И нам отвели угол, совершенный какой-то угол, и эта бабушка всегда была угрюма. Чего легче малому ребенку, чем заговорить на другом языке, но из-за того, что я видела эту враждебность, враждебность, совершенно неповинную, потому что, действительно, они все говорили по-татарски, а я ничего по-татарски не говорила. И еще, мало того, опять начались наши с моей бабушкой чтения. Это про Вия, про страшную месть.
И, кроме того, мы были им просто страшно в тягость, потом люди даже удивлялись: «А что, в Казани такой голод был?». Да, такой голод. Вот я не знаю, почему, то ли какие-то карточки потеряли, то ли у нас их не было, что ли, не знаю. Или бабушка была совершенно не приспособлена к этому ко всему.
Ну, сначала, я помню, было лето.
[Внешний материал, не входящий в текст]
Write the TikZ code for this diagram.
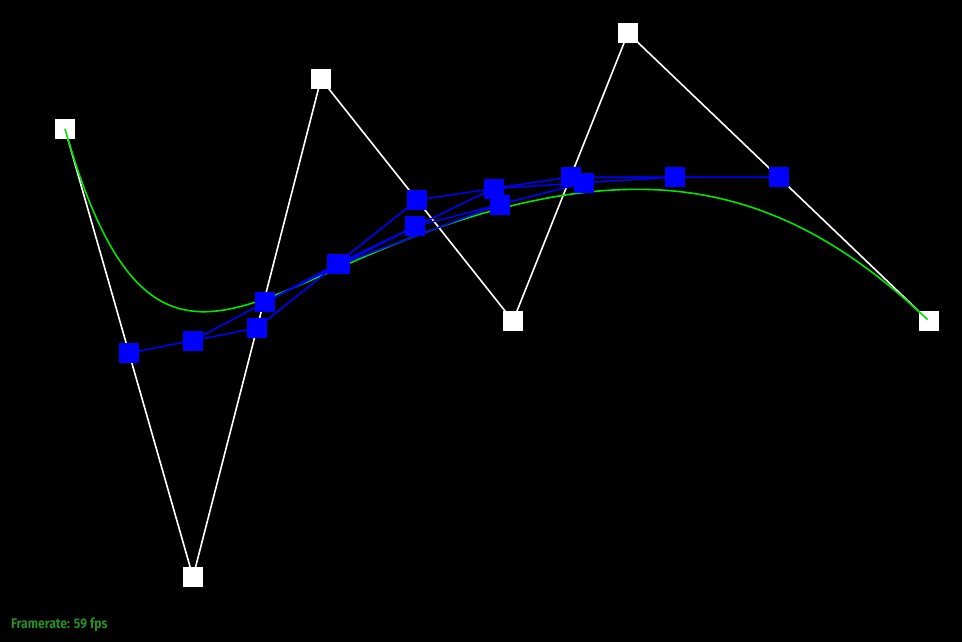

И я даже как-то вижу себя, словно как рисуют дети: на тонких ножках идет какое-то странное существо, не уверенное в жизни. И все-таки мы были нахлебники, явно тягостные нахлебники. У них там были еще какие-то родственники, мальчик был, сестра отца, которую звали Хаят, но она была добрая. Она боялась своей матери говорить со мной по-русски, но вдруг мне шепотом сказала: «Да ты Марусей, Маруся меня зови». То есть она понимала, что Хаят мне тяжело, я не могу научиться. И я видела, что в ней тепло, любовь, и всякий раз, когда ее мать не видела, она меня как-то успевала приласкать, погладить.
Но я ходила вот на этих тонких-тонких ножках, в каком-то платьице еще московском, куда-то робко продвигалась. Там было очень красивое Черное озеро. Кстати, это Черное озеро, которым я любовалась, там лебеди какие-то плавали, это было рядом со зданием казанского КГБ, которое уже с судьбой Аксенова, с его родными, с родителями было связано. Но я же этого не знала, а смотрела на озеро, в котором плавали лебеди, и они, черные, отражались в воде, и я любовалась ими.
Да, еще мало того, что и так не было еды, еще я страшно боялась их как-то обделить, но и не было ничего, какой-то еды, Ничего не было. И помню только, как боялась за меня эта отцовская сестра Хаят, или Маруся, как она сказала, чтоб я ее называла. И я помню, как она тайком-тайком как-то ко мне подобралась и подсунула мне яйцо, и таким каким-то образом хотела заставить меня немножко поесть. Я вдруг стала слабеть, уже не могла ходить. Ну, каких-то врачей там не было, но кто-то понимал, сказал:
— Да, плохо это, помрет ваша девчонка-то. Ну, это же у нее голодная дизентерия.
Кто-то сказал, я это слышала. Слышала и бабушка. И вдруг действительно чудесная легкость овладела мной, потом мне придется думать об этом воспоминании. Вдруг мне стало совершенно легко, все мучительные ощущения отдалились. Бабушка эта, да и она вдруг стала поглядывать иначе, та бабушка, мать отца. Навряд ли уж она была такая злодейская. И вдруг я чувствую какое-то почти улетание, так легко, так беззаботно, главное — ничего не нужно страшиться, ничего не хочется — ни есть, ни пить, ничего-ничего. Просто лежать, так лежать и как будто куда-то возвышаться.
Но все-таки бабушка нашла где-то мать, которая на какой-то службе была как переводчица. Она послала телеграмму: «Беллочка умирает». И я продолжала этим заниматься с большим каким-то почти облегчением, потому что, в общем, эта вся тяжелая жизнь, которой немного пришлось испытать: неприятности детского сада, бомбоубежище, бомбежки, зарево над Москвой, ахнувшая прямо рядом бомба — все это где-то было совершенно вдали, неважно. Нет ничего, только такая прозрачность и какая-то безгрешность существования. Но, может быть, это и было то время, когда я была безгрешна.